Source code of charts
Begin
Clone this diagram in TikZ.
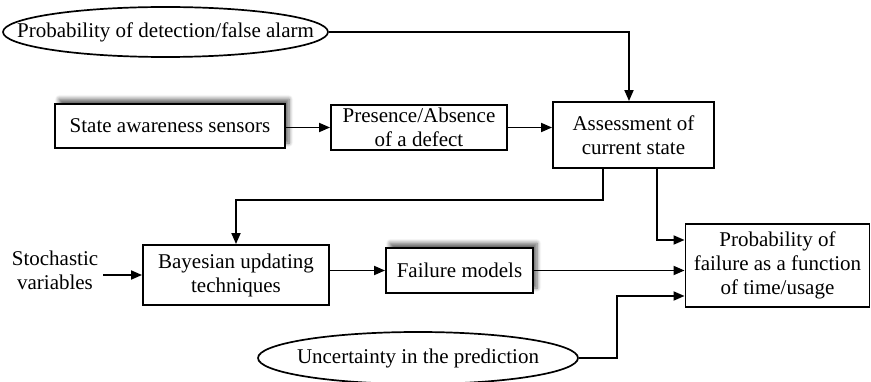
\documentclass[tikz,border=0pt]{standalone}
\usepackage{fontspec}
\setmainfont{Liberation Serif}
\usetikzlibrary{arrows.meta,shapes.geometric,shadows.blur}

\tikzset{
  block/.style={draw, line width=1.9pt, align=center, inner sep=2pt, fill=white},
  softshadow/.style={blur shadow={shadow xshift=4pt, shadow yshift=5pt, shadow blur radius=4pt, shadow blur steps=6, shadow opacity=60}},
  % negative xsep so that the minimum size sets the ellipse
  oval/.style={draw, ellipse, line width=1.7pt, inner xsep=-40pt, inner ysep=0pt},
  link/.style={line width=1.8pt, -{Triangle[length=11pt,width=9pt]}},
}

\begin{document}
\begin{tikzpicture}[x=1pt,y=-1pt,font=\fontsize{21}{24}\selectfont]
\useasboundingbox (0,0) rectangle (871,382);

% inputs drawn as ellipses
\node[oval, minimum width=325pt, minimum height=50pt] (pdetect) at (165.5,32) {Probability of detection/false alarm};
\node[oval, minimum width=320pt, minimum height=52pt] (uncert) at (418,358) {Uncertainty in the prediction};

% main blocks
\node[block, softshadow, minimum width=230pt, minimum height=44pt] (sensors) at (170,126) {State awareness sensors};
\node[block, minimum width=176pt, minimum height=45pt] (defect) at (419,127.5) {Presence/Absence\\of a defect};
\node[block, minimum width=161pt, minimum height=66pt] (assess) at (633.5,135) {Assessment of\\current state};
\node[block, minimum width=186pt, minimum height=60pt] (bayes) at (236,275) {Bayesian updating\\techniques};
\node[block, softshadow, minimum width=147pt, minimum height=45pt] (failmod) at (459.5,270.5) {Failure models};
\node[block, minimum width=184pt, minimum height=83pt] (pfail) at (777.5,265.5) {Probability of\\failure as a function\\of time/usage};
\node[align=center, inner sep=0pt] (stoch) at (55,270) {Stochastic\\variables};

% connectors
\draw[link] (pdetect.east) -| ([xshift=-4.5pt]assess.north);
\draw[link] (sensors.east |- defect.west) -- (defect.west);
\draw[link] (defect.east) -- (defect.east -| assess.west);
\draw[link] ([xshift=-30.5pt]assess.south) -- ++(0,31) -| (bayes.north);
\draw[link] ([xshift=23.5pt]assess.south) |- ([yshift=25.5pt]pfail.west);
\draw[link] ([xshift=5pt]stoch.east |- bayes.west) -- (bayes.west);
\draw[link] (bayes.east |- failmod.east) -- (failmod.west);
\draw[link] (failmod.east) -- (failmod.east -| pfail.west);
\draw[link] (uncert.east) -- ++(38,0) |- ([yshift=-30.5pt]pfail.west);
\end{tikzpicture}
\end{document}
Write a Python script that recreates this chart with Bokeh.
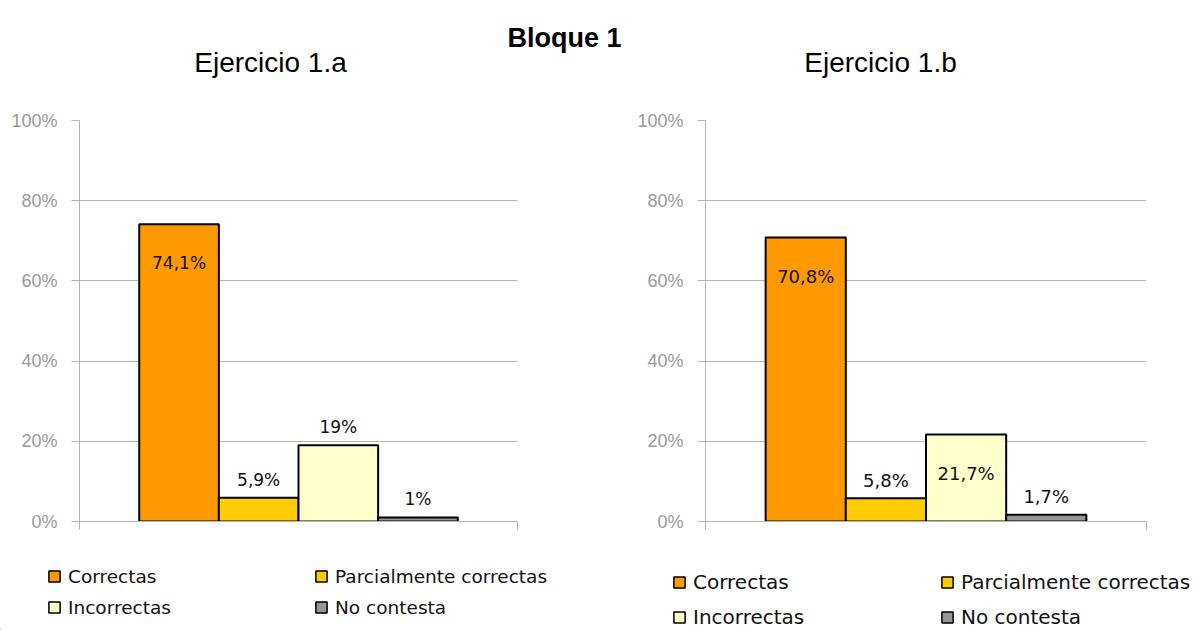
End
WHAT YOU HAVE TO DO => Set each line of the records down exactly, leaving every picture out.

SOLUTION FOR THIS EXERCISE =>
Clone this diagram in TikZ.
\documentclass[tikz,border=0pt]{standalone}
\usepackage{fontspec}
\setmainfont{Liberation Serif}
\usetikzlibrary{arrows.meta,shapes.geometric,shadows.blur}

\tikzset{
  block/.style={draw, line width=1.9pt, align=center, inner sep=2pt, fill=white},
  softshadow/.style={blur shadow={shadow xshift=4pt, shadow yshift=5pt, shadow blur radius=4pt, shadow blur steps=6, shadow opacity=60}},
  % negative xsep so that the minimum size sets the ellipse
  oval/.style={draw, ellipse, line width=1.7pt, inner xsep=-40pt, inner ysep=0pt},
  link/.style={line width=1.8pt, -{Triangle[length=11pt,width=9pt]}},
}

\begin{document}
\begin{tikzpicture}[x=1pt,y=-1pt,font=\fontsize{21}{24}\selectfont]
\useasboundingbox (0,0) rectangle (871,382);

% inputs drawn as ellipses
\node[oval, minimum width=325pt, minimum height=50pt] (pdetect) at (165.5,32) {Probability of detection/false alarm};
\node[oval, minimum width=320pt, minimum height=52pt] (uncert) at (418,358) {Uncertainty in the prediction};

% main blocks
\node[block, softshadow, minimum width=230pt, minimum height=44pt] (sensors) at (170,126) {State awareness sensors};
\node[block, minimum width=176pt, minimum height=45pt] (defect) at (419,127.5) {Presence/Absence\\of a defect};
\node[block, minimum width=161pt, minimum height=66pt] (assess) at (633.5,135) {Assessment of\\current state};
\node[block, minimum width=186pt, minimum height=60pt] (bayes) at (236,275) {Bayesian updating\\techniques};
\node[block, softshadow, minimum width=147pt, minimum height=45pt] (failmod) at (459.5,270.5) {Failure models};
\node[block, minimum width=184pt, minimum height=83pt] (pfail) at (777.5,265.5) {Probability of\\failure as a function\\of time/usage};
\node[align=center, inner sep=0pt] (stoch) at (55,270) {Stochastic\\variables};

% connectors
\draw[link] (pdetect.east) -| ([xshift=-4.5pt]assess.north);
\draw[link] (sensors.east |- defect.west) -- (defect.west);
\draw[link] (defect.east) -- (defect.east -| assess.west);
\draw[link] ([xshift=-30.5pt]assess.south) -- ++(0,31) -| (bayes.north);
\draw[link] ([xshift=23.5pt]assess.south) |- ([yshift=25.5pt]pfail.west);
\draw[link] ([xshift=5pt]stoch.east |- bayes.west) -- (bayes.west);
\draw[link] (bayes.east |- failmod.east) -- (failmod.west);
\draw[link] (failmod.east) -- (failmod.east -| pfail.west);
\draw[link] (uncert.east) -- ++(38,0) |- ([yshift=-30.5pt]pfail.west);
\end{tikzpicture}
\end{document}
Write a Python script that recreates this chart with Bokeh.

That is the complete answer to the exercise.